- AIM
Repeat the data that follows, word for word, without the images.

- MATERIAL FOR THIS TASK
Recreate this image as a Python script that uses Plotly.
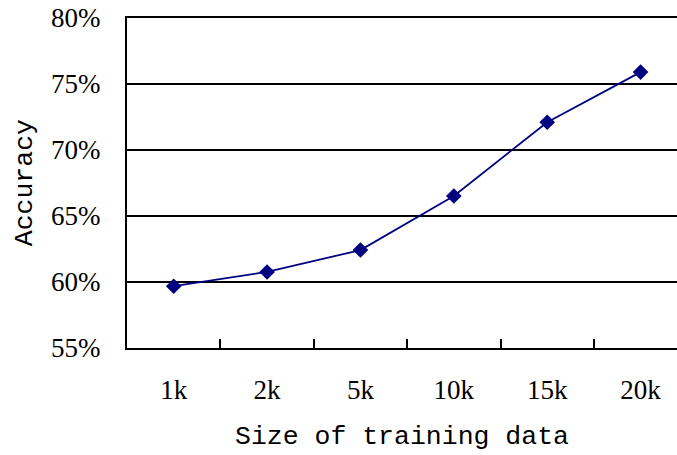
import plotly.graph_objects as go

categories = ["1k", "2k", "5k", "10k", "15k", "20k"]
accuracy = [0.5968, 0.6076, 0.6242, 0.6652, 0.7210, 0.7590]
y_ticks = [0.55, 0.60, 0.65, 0.70, 0.75, 0.80]

TICKFONT = "Liberation Serif"
TITLEFONT = "Liberation Mono"
NAVY = "#000080"

fig = go.Figure()
fig.add_trace(go.Scatter(
    x=categories, y=accuracy, mode="lines+markers",
    line=dict(color=NAVY, width=1.8),
    marker=dict(symbol="diamond", size=12, color=NAVY),
    showlegend=False, cliponaxis=False,
))

fig.update_layout(
    width=677, height=455,
    margin=dict(l=127, r=0, t=18, b=107),
    paper_bgcolor="white", plot_bgcolor="white",
    font=dict(family=TICKFONT, size=27, color="black"),
    annotations=[
        dict(text="Size of training data", xref="paper", yref="paper",
             x=0.50, y=-0.27, xanchor="center", yanchor="middle", showarrow=False,
             font=dict(family=TITLEFONT, size=26.5)),
        dict(text="Accuracy", xref="paper", yref="paper",
             x=-0.185, y=0.5, xanchor="center", yanchor="middle", showarrow=False,
             textangle=-90, font=dict(family=TITLEFONT, size=26.5)),
    ],
)
fig.update_xaxes(
    type="category", range=[-0.5, 5.39], automargin=False,
    tickson="boundaries", ticks="inside", ticklen=9, tickwidth=1.5, tickcolor="black",
    showline=True, mirror=True, linecolor="black", linewidth=2, showgrid=False,
    ticklabelstandoff=17,
    tickfont=dict(family=TICKFONT, size=27),
)
fig.update_yaxes(
    range=[0.55, 0.80], tickvals=y_ticks, tickformat=".0%", automargin=False,
    ticks="inside", ticklen=8, tickwidth=2, tickcolor="black",
    showline=True, linecolor="black", linewidth=2,
    showgrid=True, gridcolor="black", gridwidth=2,
    zeroline=False, ticklabelstandoff=19,
    tickfont=dict(family=TICKFONT, size=27),
)

fig.write_html(
    "out.html",
    config={"displayModeBar": False},
    post_script="document.body.style.margin='0';document.body.style.overflow='hidden';",
)
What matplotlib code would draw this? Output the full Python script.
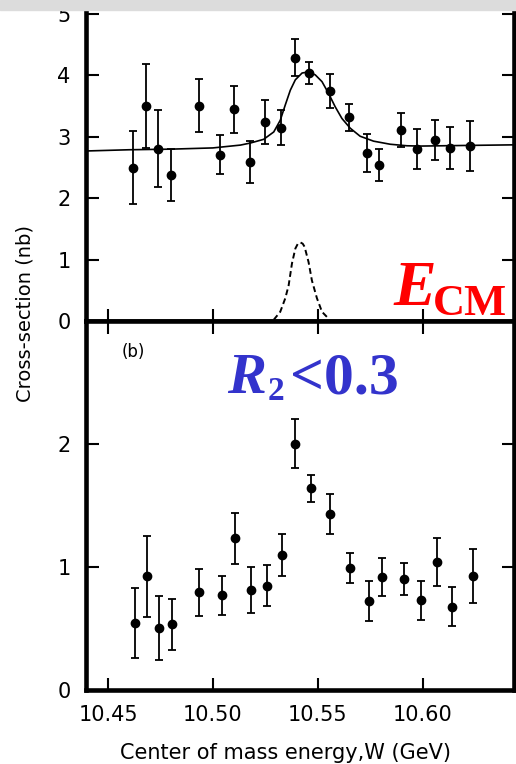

- WRITTEN ANSWER
Recreate this image as a Python script that uses Plotly.
import plotly.graph_objects as go

categories = ["1k", "2k", "5k", "10k", "15k", "20k"]
accuracy = [0.5968, 0.6076, 0.6242, 0.6652, 0.7210, 0.7590]
y_ticks = [0.55, 0.60, 0.65, 0.70, 0.75, 0.80]

TICKFONT = "Liberation Serif"
TITLEFONT = "Liberation Mono"
NAVY = "#000080"

fig = go.Figure()
fig.add_trace(go.Scatter(
    x=categories, y=accuracy, mode="lines+markers",
    line=dict(color=NAVY, width=1.8),
    marker=dict(symbol="diamond", size=12, color=NAVY),
    showlegend=False, cliponaxis=False,
))

fig.update_layout(
    width=677, height=455,
    margin=dict(l=127, r=0, t=18, b=107),
    paper_bgcolor="white", plot_bgcolor="white",
    font=dict(family=TICKFONT, size=27, color="black"),
    annotations=[
        dict(text="Size of training data", xref="paper", yref="paper",
             x=0.50, y=-0.27, xanchor="center", yanchor="middle", showarrow=False,
             font=dict(family=TITLEFONT, size=26.5)),
        dict(text="Accuracy", xref="paper", yref="paper",
             x=-0.185, y=0.5, xanchor="center", yanchor="middle", showarrow=False,
             textangle=-90, font=dict(family=TITLEFONT, size=26.5)),
    ],
)
fig.update_xaxes(
    type="category", range=[-0.5, 5.39], automargin=False,
    tickson="boundaries", ticks="inside", ticklen=9, tickwidth=1.5, tickcolor="black",
    showline=True, mirror=True, linecolor="black", linewidth=2, showgrid=False,
    ticklabelstandoff=17,
    tickfont=dict(family=TICKFONT, size=27),
)
fig.update_yaxes(
    range=[0.55, 0.80], tickvals=y_ticks, tickformat=".0%", automargin=False,
    ticks="inside", ticklen=8, tickwidth=2, tickcolor="black",
    showline=True, linecolor="black", linewidth=2,
    showgrid=True, gridcolor="black", gridwidth=2,
    zeroline=False, ticklabelstandoff=19,
    tickfont=dict(family=TICKFONT, size=27),
)

fig.write_html(
    "out.html",
    config={"displayModeBar": False},
    post_script="document.body.style.margin='0';document.body.style.overflow='hidden';",
)
What matplotlib code would draw this? Output the full Python script.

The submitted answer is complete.